• _GOAL_:
Pictures stay out of this copy, which runs from the first line of the material through the line containing "years = [str(y) for y in range(2007, 2023)]".

• _INFORMATION PROVIDED_:
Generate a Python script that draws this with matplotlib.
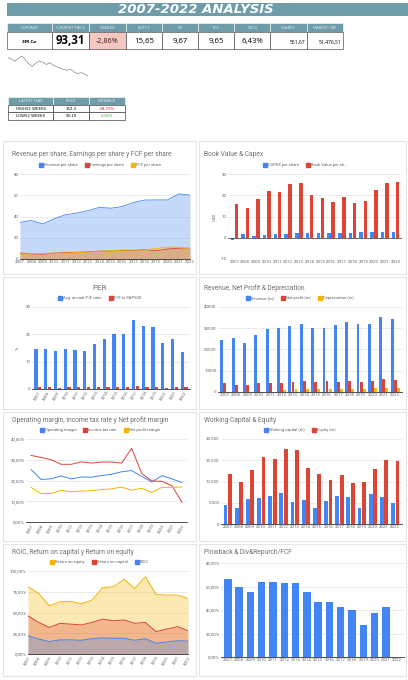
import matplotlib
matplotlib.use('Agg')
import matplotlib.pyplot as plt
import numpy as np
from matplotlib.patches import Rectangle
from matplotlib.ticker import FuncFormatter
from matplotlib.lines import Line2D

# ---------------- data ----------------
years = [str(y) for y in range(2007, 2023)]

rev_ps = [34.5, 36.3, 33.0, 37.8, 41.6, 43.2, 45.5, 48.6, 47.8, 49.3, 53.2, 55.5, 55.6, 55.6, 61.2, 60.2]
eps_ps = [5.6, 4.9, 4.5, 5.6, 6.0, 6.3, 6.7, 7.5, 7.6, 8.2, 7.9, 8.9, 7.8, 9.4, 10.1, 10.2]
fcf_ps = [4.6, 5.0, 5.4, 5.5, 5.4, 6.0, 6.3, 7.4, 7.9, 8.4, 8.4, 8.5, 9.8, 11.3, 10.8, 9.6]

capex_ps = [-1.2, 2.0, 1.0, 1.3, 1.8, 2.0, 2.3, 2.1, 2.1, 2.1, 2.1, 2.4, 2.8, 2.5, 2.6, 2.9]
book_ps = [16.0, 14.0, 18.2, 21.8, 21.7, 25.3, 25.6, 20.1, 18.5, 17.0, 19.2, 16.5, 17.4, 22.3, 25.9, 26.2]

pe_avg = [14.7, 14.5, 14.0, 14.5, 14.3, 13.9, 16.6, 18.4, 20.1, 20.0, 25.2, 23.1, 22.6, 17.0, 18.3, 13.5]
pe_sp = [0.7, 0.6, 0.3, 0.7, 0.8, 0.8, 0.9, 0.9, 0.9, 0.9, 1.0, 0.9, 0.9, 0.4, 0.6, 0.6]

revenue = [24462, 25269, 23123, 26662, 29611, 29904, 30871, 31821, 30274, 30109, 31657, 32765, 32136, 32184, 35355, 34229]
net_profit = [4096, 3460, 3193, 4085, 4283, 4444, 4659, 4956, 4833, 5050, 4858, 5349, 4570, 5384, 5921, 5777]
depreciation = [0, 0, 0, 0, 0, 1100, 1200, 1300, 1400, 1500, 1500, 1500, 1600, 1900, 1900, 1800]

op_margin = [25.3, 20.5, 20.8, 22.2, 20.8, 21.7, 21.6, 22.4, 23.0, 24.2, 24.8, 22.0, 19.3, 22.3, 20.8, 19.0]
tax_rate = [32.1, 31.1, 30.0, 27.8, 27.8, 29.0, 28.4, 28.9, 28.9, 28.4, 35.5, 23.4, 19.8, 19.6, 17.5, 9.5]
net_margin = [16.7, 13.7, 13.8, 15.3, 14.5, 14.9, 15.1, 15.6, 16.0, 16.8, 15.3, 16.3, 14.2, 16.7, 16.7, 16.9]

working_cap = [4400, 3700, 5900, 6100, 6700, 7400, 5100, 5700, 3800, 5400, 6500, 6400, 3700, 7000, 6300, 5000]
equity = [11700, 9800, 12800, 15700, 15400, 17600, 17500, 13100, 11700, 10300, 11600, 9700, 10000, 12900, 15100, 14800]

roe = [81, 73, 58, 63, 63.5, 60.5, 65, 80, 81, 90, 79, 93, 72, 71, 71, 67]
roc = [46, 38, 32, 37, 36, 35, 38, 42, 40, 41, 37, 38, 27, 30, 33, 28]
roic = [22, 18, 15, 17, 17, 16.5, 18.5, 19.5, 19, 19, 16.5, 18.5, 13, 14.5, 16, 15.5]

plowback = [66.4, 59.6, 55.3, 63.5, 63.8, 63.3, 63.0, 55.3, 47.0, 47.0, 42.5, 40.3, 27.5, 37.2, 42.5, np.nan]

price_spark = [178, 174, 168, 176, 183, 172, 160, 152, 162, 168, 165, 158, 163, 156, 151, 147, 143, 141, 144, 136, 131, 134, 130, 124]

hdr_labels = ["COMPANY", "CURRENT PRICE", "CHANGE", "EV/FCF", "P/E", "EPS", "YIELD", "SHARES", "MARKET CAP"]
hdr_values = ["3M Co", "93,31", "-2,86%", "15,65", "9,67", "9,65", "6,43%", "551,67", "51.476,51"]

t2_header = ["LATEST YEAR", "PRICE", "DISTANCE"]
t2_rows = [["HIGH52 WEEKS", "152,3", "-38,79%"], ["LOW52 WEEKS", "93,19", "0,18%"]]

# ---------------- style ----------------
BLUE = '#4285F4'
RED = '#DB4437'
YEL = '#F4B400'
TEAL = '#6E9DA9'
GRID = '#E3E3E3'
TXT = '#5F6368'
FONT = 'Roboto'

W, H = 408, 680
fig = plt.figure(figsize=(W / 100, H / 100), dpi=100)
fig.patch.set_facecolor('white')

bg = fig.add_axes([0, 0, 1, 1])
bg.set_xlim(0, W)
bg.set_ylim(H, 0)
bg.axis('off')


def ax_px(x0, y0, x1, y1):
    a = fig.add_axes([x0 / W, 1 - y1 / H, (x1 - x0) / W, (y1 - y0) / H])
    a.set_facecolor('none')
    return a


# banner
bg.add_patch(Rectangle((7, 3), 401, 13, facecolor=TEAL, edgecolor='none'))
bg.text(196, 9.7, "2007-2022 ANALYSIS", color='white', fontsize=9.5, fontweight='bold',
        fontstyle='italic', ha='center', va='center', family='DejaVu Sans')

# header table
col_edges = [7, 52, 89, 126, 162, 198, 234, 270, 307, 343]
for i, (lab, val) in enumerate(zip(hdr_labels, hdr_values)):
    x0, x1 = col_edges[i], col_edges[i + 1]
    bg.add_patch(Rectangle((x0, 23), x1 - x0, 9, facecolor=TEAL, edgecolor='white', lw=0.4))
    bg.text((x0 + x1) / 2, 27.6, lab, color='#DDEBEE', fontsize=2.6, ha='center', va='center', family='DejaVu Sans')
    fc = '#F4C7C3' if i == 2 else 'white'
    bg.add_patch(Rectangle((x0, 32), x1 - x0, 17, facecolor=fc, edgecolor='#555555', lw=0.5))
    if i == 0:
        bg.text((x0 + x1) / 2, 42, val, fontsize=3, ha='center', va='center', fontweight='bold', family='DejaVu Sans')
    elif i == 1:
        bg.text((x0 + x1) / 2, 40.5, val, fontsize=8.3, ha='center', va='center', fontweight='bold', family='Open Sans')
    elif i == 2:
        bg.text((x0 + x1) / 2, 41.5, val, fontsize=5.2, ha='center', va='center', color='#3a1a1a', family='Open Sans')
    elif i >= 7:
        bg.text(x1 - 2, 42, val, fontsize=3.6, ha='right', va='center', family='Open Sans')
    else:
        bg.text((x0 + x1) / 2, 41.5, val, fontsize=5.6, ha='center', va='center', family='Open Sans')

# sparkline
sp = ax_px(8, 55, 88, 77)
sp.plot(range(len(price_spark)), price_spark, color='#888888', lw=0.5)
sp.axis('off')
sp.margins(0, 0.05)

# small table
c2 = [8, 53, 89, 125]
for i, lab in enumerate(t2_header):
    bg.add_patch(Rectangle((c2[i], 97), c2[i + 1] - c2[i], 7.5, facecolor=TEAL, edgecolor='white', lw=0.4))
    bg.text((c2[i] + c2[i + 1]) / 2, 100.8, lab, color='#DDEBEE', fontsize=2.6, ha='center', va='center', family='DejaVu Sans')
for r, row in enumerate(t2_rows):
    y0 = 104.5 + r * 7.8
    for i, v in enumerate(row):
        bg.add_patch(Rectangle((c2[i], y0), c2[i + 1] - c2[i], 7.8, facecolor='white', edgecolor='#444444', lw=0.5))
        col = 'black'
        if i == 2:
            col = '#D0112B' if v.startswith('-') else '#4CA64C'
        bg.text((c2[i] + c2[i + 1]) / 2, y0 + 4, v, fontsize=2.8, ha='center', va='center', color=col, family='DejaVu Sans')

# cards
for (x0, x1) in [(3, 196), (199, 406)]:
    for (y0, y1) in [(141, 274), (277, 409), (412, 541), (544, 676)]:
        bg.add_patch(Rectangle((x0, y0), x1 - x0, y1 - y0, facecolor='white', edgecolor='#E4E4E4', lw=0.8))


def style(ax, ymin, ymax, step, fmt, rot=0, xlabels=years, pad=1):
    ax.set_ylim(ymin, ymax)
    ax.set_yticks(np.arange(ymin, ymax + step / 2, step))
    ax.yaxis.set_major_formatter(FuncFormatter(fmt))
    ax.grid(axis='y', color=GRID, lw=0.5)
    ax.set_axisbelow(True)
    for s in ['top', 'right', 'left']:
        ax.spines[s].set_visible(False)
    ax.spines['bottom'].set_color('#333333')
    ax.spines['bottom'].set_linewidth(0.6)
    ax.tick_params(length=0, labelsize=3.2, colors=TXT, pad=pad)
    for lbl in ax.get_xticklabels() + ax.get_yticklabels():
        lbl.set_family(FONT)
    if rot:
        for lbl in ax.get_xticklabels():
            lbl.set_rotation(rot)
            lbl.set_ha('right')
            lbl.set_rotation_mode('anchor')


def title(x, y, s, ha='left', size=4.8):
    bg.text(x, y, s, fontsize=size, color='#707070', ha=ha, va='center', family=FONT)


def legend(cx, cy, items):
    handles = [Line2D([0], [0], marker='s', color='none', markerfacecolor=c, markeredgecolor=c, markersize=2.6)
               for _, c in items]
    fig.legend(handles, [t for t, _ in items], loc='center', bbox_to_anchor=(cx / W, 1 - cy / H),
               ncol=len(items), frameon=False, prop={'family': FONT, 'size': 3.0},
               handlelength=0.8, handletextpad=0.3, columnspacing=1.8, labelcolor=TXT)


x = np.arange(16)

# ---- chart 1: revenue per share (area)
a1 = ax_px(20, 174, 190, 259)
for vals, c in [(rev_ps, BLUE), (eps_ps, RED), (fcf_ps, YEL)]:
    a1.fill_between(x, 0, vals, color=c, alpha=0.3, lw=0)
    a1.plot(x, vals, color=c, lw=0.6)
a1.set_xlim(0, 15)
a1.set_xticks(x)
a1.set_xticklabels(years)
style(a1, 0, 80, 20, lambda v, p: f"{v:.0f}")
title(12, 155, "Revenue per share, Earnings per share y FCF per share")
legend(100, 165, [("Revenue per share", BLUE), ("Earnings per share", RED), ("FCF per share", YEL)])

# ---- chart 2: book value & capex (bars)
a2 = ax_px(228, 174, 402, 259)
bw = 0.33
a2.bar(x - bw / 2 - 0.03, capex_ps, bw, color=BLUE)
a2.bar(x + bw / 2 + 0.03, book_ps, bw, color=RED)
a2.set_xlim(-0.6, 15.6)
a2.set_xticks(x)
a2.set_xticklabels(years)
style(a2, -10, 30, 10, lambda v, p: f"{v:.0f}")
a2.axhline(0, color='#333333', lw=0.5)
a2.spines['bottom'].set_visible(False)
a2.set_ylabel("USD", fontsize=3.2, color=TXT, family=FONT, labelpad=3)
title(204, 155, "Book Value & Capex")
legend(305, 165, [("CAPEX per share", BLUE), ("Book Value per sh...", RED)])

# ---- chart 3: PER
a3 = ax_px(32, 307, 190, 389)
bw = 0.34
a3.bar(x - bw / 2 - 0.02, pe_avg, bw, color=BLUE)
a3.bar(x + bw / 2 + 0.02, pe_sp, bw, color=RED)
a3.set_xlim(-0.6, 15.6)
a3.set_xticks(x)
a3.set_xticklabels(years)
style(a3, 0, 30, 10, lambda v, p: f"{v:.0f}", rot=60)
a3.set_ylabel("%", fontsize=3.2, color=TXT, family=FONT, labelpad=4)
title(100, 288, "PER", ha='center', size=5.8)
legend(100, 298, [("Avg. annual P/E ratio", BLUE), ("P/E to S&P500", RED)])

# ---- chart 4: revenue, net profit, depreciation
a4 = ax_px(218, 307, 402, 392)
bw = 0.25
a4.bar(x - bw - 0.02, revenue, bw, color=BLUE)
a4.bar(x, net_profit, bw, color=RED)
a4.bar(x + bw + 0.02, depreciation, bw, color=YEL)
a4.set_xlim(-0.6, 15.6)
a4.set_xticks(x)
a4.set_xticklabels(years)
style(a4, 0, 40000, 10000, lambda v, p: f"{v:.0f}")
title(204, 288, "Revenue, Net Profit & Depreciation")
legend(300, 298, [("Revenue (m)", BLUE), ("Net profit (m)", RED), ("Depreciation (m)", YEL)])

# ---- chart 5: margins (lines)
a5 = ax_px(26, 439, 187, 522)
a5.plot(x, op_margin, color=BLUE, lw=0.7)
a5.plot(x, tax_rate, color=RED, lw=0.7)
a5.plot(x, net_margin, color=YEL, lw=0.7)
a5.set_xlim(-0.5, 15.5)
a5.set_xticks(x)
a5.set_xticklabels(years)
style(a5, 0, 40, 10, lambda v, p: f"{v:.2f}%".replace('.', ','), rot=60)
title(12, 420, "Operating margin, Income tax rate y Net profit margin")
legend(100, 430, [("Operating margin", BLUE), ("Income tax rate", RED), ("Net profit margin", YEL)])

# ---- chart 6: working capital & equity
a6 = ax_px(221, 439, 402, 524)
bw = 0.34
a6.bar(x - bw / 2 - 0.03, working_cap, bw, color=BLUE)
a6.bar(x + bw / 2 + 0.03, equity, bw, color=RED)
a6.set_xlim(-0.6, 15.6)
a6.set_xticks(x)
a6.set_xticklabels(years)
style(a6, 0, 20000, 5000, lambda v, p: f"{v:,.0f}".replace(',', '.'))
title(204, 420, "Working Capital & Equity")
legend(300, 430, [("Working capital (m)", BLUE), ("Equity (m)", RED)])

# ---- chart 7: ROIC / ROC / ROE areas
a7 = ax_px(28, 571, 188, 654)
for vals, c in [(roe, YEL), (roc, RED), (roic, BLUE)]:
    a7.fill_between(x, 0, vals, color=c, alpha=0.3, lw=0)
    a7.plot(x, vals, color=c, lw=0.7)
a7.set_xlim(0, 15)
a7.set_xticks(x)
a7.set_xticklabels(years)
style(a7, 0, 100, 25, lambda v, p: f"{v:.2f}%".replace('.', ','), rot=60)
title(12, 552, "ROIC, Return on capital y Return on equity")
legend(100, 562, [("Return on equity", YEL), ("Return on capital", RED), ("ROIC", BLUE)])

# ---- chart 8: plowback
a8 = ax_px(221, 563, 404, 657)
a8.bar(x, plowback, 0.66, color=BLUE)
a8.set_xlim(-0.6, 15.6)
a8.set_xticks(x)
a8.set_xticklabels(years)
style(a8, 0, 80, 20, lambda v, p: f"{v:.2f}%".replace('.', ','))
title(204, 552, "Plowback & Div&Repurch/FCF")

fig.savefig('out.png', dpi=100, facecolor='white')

• _FULL OUTPUT_:
Generate a Python script that draws this with matplotlib.
import matplotlib
matplotlib.use('Agg')
import matplotlib.pyplot as plt
import numpy as np
from matplotlib.patches import Rectangle
from matplotlib.ticker import FuncFormatter
from matplotlib.lines import Line2D

# ---------------- data ----------------
years = [str(y) for y in range(2007, 2023)]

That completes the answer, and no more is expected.